Set exercise> Pictures stay out of this copy, which runs from the first line of the material through the line containing "8.85, 8.95]".

Given information>
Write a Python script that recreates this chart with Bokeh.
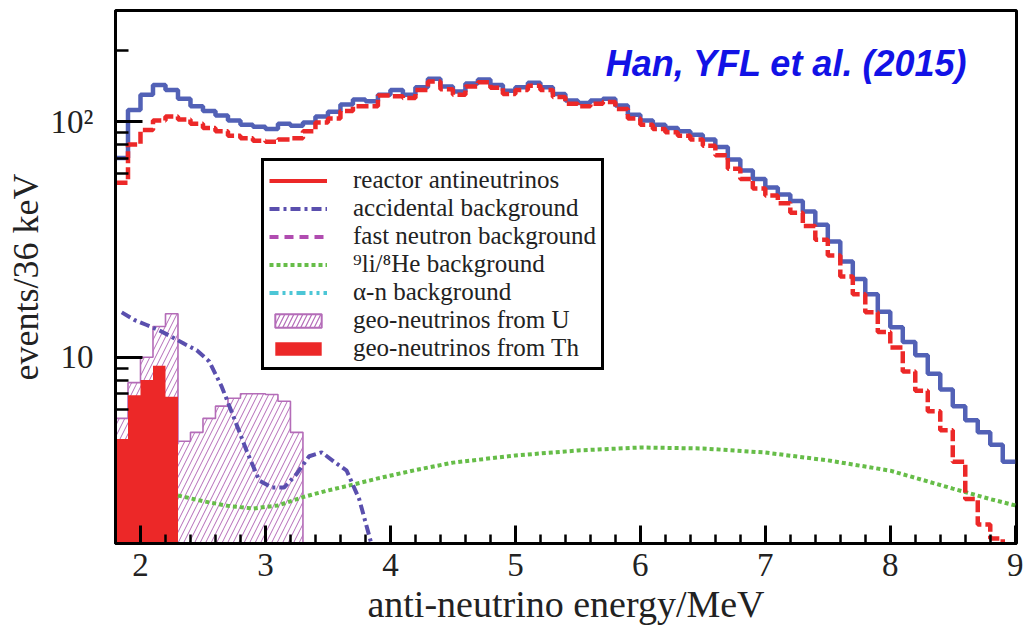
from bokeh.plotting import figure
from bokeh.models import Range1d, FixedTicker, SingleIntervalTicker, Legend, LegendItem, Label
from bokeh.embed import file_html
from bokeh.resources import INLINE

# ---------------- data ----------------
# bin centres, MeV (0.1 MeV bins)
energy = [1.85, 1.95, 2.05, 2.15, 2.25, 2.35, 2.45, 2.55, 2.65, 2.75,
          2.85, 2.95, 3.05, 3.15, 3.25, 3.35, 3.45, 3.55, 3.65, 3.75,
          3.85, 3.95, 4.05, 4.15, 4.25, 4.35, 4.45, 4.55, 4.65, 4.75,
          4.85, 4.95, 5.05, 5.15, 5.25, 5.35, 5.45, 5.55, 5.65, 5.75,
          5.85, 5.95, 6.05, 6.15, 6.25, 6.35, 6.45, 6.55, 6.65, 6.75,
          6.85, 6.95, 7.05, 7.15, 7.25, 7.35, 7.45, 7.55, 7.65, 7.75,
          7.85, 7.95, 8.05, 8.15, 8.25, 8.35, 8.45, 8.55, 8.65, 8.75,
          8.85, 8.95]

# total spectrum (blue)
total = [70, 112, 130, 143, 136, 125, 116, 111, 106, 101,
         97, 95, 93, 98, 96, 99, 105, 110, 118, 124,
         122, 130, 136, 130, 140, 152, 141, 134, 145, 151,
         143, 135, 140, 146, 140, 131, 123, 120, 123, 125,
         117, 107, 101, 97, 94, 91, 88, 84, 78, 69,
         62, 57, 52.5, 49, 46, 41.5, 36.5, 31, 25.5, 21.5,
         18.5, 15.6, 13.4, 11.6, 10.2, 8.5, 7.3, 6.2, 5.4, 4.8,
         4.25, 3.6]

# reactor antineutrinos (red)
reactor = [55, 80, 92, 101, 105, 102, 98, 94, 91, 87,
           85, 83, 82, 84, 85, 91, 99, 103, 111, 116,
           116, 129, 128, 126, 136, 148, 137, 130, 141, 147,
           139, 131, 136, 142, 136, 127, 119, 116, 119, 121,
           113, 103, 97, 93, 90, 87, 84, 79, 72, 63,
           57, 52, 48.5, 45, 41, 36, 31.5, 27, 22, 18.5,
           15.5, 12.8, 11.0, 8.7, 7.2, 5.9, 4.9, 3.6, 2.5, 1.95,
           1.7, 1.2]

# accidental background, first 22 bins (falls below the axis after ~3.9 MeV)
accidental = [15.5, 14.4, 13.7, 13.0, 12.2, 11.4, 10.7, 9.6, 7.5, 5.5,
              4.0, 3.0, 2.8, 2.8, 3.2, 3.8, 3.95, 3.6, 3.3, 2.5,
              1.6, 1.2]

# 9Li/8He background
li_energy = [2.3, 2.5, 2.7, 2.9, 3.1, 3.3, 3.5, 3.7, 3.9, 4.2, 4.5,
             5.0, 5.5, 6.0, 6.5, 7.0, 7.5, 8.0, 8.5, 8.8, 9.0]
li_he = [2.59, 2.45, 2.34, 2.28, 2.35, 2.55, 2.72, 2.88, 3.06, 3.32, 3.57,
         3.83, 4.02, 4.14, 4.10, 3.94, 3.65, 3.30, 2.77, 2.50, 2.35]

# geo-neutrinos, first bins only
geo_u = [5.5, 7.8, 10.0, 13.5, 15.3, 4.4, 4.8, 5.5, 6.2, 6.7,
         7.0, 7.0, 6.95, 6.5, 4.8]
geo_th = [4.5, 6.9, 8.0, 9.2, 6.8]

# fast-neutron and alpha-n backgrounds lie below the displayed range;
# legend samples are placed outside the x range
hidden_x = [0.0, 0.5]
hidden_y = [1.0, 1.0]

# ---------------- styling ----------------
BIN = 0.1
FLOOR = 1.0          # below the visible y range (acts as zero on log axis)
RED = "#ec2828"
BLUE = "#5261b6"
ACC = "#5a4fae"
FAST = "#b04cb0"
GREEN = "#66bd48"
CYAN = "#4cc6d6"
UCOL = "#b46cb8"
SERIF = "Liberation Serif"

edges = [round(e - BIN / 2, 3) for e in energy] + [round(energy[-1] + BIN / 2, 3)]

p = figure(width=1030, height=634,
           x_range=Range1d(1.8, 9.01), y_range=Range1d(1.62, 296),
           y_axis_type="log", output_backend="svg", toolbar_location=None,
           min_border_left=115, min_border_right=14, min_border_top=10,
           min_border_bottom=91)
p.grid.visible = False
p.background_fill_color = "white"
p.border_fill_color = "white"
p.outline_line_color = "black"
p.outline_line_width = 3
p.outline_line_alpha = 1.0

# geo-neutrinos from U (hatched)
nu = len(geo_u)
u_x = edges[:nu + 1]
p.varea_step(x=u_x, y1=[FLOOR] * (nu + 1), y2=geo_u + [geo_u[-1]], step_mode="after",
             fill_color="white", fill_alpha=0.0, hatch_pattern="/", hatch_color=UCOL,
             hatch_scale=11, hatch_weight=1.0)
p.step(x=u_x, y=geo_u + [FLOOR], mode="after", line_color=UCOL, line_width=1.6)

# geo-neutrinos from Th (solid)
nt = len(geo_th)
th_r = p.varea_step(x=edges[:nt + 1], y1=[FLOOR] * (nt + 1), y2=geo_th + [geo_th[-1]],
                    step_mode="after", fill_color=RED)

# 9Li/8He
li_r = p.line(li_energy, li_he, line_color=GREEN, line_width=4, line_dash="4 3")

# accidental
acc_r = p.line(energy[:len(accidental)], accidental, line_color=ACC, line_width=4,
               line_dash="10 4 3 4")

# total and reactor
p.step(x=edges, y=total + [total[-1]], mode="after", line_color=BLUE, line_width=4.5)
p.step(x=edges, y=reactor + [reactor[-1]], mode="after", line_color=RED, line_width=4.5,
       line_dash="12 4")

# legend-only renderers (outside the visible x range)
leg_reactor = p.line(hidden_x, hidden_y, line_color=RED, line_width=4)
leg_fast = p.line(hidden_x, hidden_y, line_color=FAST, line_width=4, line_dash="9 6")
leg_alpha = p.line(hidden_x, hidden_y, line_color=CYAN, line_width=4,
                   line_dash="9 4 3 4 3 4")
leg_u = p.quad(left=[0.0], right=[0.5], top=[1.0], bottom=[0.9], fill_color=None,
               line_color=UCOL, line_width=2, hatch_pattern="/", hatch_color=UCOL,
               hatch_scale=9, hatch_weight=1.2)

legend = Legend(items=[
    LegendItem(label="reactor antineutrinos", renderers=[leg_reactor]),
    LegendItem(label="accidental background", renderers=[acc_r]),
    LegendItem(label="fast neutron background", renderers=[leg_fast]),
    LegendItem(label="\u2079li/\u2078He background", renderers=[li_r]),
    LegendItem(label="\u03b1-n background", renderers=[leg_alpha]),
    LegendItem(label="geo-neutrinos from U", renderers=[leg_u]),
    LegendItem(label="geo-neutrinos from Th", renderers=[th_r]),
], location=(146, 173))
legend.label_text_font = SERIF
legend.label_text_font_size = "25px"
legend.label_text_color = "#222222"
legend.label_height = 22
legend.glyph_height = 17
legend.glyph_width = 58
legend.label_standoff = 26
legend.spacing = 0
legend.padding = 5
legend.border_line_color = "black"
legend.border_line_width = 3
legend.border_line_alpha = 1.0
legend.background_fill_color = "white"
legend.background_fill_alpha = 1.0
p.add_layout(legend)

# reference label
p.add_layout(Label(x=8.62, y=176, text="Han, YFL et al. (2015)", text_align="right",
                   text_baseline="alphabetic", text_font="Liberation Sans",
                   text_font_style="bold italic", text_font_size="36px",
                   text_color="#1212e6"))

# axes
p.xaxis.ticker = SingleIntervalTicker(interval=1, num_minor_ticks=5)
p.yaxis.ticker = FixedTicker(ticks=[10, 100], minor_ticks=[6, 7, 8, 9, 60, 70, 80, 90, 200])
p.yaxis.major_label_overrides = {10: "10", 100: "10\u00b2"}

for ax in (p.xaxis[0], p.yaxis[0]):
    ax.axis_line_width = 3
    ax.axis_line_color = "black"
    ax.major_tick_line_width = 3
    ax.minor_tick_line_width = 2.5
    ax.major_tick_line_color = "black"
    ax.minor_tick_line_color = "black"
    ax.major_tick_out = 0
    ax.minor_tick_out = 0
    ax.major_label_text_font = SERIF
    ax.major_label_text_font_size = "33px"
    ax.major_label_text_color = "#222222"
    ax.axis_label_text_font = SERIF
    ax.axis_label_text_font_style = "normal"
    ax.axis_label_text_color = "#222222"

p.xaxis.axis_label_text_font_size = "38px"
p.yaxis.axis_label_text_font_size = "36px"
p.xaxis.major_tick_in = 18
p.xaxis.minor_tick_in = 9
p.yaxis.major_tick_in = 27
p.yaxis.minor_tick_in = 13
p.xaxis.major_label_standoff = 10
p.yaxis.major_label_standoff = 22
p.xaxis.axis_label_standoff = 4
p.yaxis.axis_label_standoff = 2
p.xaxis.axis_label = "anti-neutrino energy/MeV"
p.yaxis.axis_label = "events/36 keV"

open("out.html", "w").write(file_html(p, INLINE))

Reply>
Write a Python script that recreates this chart with Bokeh.
from bokeh.plotting import figure
from bokeh.models import Range1d, FixedTicker, SingleIntervalTicker, Legend, LegendItem, Label
from bokeh.embed import file_html
from bokeh.resources import INLINE

# ---------------- data ----------------
# bin centres, MeV (0.1 MeV bins)
energy = [1.85, 1.95, 2.05, 2.15, 2.25, 2.35, 2.45, 2.55, 2.65, 2.75,
          2.85, 2.95, 3.05, 3.15, 3.25, 3.35, 3.45, 3.55, 3.65, 3.75,
          3.85, 3.95, 4.05, 4.15, 4.25, 4.35, 4.45, 4.55, 4.65, 4.75,
          4.85, 4.95, 5.05, 5.15, 5.25, 5.35, 5.45, 5.55, 5.65, 5.75,
          5.85, 5.95, 6.05, 6.15, 6.25, 6.35, 6.45, 6.55, 6.65, 6.75,
          6.85, 6.95, 7.05, 7.15, 7.25, 7.35, 7.45, 7.55, 7.65, 7.75,
          7.85, 7.95, 8.05, 8.15, 8.25, 8.35, 8.45, 8.55, 8.65, 8.75,
          8.85, 8.95]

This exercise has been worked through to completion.